Deal with your issues before pursuing a new relationship.
You should never look for someone to COMPLETE you... a relationship consists of two WHOLE individuals... look for someone complimentary...not supplementary.
Dating is fun...even if he doesn't turn out to be Mr. Right.
Make him miss you sometimes... when a man always know where you are, and you're always readily available to him he takes it for granted.
Never move into his mother's house.
Never co-sign for a man.
Don't fully commit to a man who doesn't give you everything that you need.
Keep him in your radar but get to know others.

Mar 4, 2007

Never Go To Bed Angry

Never go to bed angry…especially when you’re angry with the one you love. The feelings bottled up will seem to fade the next day but in reality it will just hide in the secret pockets of your subconscious together with ignored feelings of hurt and resentment. When that pocket fills all the unspoken words from those nights of silent loathing will be spoken in one furious breath and may cause damage beyond repair. And before you know it, everything will be over and you’ll say outloud (to yourself and whoever will listen) that it wasn’t meant to be – irreconcilable differences. But in reality it could have been a meant to be. Meant to be’s are also meant-to-be-worked-out. You didn’t do your part in working things out. You chose not to reconcile your differences when you had the chance, when they were still small and petty. When they seemed insignificant. Now all the insignificant differences have turned into one giant significant difference. Now everything has been blown out of proportion and it’s just too damn late to turn things around. And it will be another what if? if only? question in your life.

So you scream. cry. weep. Now you express all the pain and anger that caused your loss in the first place. Ironically, for lost causes.

In relationships it’s key to relay. Relay your feelings: not just love, joy and passion but also anger, hurt, stress and sadness. Share in each tear, each laugh, each whine. Joy shared is multiplied, pain shared is divided. Express and receive anger, say and accept apologies, resolve and try to do better, understand and make yourself understood. Talk and talk is not just talk. It answers questions, clears misconceptions, relieves tension, reveals emotions, assures and secures. It bridges gaps, builds trust, and above all saves relationships. No more haunting what-ifs, what-might-have-beens, ones-who-got-away coulda-woulda-shouldas.

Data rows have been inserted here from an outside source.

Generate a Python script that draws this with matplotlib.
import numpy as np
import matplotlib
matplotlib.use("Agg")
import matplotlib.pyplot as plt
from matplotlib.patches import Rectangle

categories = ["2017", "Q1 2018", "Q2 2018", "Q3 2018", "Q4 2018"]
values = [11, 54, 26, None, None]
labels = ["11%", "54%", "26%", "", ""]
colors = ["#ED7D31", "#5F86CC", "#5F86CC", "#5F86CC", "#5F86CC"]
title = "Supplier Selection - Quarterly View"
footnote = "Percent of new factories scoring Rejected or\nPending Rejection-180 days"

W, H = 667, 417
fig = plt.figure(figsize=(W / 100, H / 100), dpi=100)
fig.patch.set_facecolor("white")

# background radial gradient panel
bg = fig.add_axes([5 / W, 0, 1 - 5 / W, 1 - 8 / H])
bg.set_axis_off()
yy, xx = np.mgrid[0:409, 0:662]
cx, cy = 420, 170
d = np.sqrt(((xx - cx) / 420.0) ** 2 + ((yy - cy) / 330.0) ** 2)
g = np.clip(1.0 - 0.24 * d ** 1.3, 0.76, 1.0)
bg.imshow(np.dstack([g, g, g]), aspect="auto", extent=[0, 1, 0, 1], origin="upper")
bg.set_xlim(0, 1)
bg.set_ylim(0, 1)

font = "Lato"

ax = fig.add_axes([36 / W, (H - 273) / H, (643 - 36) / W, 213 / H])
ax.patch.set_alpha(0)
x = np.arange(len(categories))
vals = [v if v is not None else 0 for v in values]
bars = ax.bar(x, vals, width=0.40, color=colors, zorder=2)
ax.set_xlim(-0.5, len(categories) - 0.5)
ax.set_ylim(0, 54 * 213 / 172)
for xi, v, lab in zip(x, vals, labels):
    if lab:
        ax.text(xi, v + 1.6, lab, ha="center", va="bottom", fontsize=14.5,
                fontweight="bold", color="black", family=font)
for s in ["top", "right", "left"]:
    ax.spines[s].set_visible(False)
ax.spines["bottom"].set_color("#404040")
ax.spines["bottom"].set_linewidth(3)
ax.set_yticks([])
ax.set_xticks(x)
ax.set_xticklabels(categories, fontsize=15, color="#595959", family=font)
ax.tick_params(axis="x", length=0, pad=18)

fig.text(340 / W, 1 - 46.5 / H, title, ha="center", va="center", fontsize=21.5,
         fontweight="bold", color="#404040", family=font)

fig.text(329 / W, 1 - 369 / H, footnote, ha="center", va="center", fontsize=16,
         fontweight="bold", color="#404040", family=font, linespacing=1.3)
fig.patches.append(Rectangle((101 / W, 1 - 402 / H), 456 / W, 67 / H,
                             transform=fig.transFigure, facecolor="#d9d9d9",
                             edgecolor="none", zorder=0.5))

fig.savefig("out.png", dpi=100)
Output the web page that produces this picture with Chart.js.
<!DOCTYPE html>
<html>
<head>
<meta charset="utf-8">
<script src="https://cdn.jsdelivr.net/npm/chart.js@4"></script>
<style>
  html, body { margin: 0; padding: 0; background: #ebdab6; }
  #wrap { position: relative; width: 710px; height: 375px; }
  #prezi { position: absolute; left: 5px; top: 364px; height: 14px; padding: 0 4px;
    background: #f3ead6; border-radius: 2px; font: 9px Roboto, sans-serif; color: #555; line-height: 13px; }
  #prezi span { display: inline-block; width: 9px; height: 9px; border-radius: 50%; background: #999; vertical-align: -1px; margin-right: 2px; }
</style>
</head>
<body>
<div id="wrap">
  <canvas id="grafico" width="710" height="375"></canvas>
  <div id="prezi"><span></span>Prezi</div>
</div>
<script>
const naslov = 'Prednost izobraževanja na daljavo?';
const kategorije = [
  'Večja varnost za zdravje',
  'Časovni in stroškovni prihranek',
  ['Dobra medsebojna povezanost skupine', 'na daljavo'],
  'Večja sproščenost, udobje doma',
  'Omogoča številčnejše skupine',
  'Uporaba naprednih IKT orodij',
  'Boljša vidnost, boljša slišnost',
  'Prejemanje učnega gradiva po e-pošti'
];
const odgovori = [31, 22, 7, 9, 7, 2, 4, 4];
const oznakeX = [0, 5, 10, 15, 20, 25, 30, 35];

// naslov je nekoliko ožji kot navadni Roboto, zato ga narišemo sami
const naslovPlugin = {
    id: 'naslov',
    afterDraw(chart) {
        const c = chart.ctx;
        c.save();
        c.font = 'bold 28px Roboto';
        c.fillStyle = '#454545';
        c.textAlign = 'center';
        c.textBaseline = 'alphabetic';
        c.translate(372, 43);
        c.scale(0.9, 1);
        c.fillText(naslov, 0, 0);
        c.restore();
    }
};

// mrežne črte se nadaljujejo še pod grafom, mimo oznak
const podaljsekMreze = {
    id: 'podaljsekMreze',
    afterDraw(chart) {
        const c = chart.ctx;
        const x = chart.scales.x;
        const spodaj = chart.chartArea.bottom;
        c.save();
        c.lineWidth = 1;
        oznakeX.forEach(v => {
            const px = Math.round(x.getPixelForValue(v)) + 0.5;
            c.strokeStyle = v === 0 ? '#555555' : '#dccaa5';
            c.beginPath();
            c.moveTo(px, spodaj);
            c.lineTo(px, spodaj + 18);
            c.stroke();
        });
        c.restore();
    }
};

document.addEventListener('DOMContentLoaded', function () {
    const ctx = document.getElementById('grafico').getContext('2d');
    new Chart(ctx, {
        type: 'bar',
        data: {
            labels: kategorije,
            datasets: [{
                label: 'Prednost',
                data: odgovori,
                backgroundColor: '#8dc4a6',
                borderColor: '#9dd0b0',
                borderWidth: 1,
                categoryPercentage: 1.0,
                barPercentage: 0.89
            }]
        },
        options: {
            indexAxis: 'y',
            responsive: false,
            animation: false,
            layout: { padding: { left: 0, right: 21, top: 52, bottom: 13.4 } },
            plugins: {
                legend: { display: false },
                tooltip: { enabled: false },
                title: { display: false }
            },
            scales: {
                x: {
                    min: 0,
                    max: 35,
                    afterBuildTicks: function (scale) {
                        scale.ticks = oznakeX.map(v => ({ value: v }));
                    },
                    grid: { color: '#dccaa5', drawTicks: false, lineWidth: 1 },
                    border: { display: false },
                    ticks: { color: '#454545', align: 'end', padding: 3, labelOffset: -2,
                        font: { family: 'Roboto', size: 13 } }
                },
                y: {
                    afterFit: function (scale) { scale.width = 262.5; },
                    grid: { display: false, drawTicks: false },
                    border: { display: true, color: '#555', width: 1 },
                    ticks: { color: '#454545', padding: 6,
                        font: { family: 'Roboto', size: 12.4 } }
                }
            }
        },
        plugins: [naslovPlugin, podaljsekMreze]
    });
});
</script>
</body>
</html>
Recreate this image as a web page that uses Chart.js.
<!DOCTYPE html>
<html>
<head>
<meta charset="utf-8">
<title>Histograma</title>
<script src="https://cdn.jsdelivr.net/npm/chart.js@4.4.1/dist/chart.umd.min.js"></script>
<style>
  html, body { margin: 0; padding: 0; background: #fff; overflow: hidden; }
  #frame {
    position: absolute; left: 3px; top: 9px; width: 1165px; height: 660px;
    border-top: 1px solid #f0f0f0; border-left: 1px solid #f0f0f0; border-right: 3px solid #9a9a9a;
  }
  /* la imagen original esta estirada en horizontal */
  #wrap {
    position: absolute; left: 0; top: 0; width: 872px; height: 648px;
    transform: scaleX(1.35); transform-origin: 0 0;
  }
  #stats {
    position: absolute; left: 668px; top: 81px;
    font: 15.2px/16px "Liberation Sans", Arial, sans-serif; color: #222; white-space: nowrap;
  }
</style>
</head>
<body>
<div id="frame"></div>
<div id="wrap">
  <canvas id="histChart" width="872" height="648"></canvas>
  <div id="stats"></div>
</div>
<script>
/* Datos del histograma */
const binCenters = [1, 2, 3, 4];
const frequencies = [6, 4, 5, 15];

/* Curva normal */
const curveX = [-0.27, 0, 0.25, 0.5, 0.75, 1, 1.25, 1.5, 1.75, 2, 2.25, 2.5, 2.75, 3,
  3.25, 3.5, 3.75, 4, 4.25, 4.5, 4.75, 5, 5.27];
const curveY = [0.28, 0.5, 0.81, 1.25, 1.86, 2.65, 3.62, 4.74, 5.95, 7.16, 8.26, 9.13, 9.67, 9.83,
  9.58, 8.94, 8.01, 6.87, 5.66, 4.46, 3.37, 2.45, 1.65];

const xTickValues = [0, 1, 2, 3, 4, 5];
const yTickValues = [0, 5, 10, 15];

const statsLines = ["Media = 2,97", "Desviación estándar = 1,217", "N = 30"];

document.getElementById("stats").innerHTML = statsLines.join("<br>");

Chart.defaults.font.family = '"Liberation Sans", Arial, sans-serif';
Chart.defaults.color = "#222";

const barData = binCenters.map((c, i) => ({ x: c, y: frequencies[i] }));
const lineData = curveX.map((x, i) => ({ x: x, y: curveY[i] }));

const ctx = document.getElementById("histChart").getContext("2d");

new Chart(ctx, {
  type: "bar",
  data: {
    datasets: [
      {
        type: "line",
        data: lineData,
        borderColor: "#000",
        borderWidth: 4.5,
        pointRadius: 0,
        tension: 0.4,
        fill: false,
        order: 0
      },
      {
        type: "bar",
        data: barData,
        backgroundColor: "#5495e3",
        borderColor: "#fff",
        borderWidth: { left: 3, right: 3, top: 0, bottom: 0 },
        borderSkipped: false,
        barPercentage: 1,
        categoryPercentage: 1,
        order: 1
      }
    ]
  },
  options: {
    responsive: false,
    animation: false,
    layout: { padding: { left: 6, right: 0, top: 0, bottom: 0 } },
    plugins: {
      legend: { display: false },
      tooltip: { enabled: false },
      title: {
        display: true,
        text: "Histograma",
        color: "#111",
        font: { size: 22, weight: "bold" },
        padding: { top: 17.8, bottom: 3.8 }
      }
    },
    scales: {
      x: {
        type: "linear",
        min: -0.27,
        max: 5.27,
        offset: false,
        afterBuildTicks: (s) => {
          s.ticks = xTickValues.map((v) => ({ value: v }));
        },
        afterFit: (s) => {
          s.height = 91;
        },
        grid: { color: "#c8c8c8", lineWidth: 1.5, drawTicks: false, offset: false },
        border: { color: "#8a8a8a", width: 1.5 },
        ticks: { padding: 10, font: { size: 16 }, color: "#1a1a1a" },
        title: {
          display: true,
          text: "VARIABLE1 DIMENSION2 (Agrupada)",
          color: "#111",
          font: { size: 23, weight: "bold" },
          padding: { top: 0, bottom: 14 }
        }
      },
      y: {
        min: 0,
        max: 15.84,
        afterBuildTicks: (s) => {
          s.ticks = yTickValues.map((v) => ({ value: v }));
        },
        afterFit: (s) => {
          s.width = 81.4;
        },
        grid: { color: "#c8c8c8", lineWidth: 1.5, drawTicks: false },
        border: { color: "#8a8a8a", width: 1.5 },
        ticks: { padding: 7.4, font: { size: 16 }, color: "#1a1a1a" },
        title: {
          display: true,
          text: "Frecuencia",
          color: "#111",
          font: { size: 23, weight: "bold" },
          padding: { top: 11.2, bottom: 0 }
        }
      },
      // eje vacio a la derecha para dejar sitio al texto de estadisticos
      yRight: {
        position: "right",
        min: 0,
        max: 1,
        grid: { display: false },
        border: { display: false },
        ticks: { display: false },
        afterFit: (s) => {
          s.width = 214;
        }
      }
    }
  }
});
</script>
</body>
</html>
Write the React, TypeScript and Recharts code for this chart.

Only happily-ever-afters.

Slightly weathered slightly worn happily ever after :)

So the next time your girlfriend tells you she’s angry and hurting and she can’t sleep because something is bothering her, listen and try to make her feel better. Try not to think of it as nagging. It’s her way of telling you that something’s wrong and it just can’t freaking wait til tomorrow. Otherwise tomorrow it will seem forgotten but one day, when you least expect it, it will blow up in your face. So turn off that NBA game, stop surfing ESPN and talk to your girlfriend. Sort it out. It will just take a few minutes but it can possibly save you a lifetime of regrets.

Inspired by: D Sound, Baz Luhrman, Ellen Degeneres, Max Lucado
Triggered by: my overactive brain cells and slight symptoms of paranoia
Fuelled by: rush of girly girl hormones, banoffee pie, and my compulsive need to say my two cents worth and express my opinions (so sue me, I'm a Comm Arts graduate).
Note: Written in general. With no person in mind whatsoever. These are just learnings from stories and experiences. Any similarity to an actual real life breathing person on this earth is purely coincidental.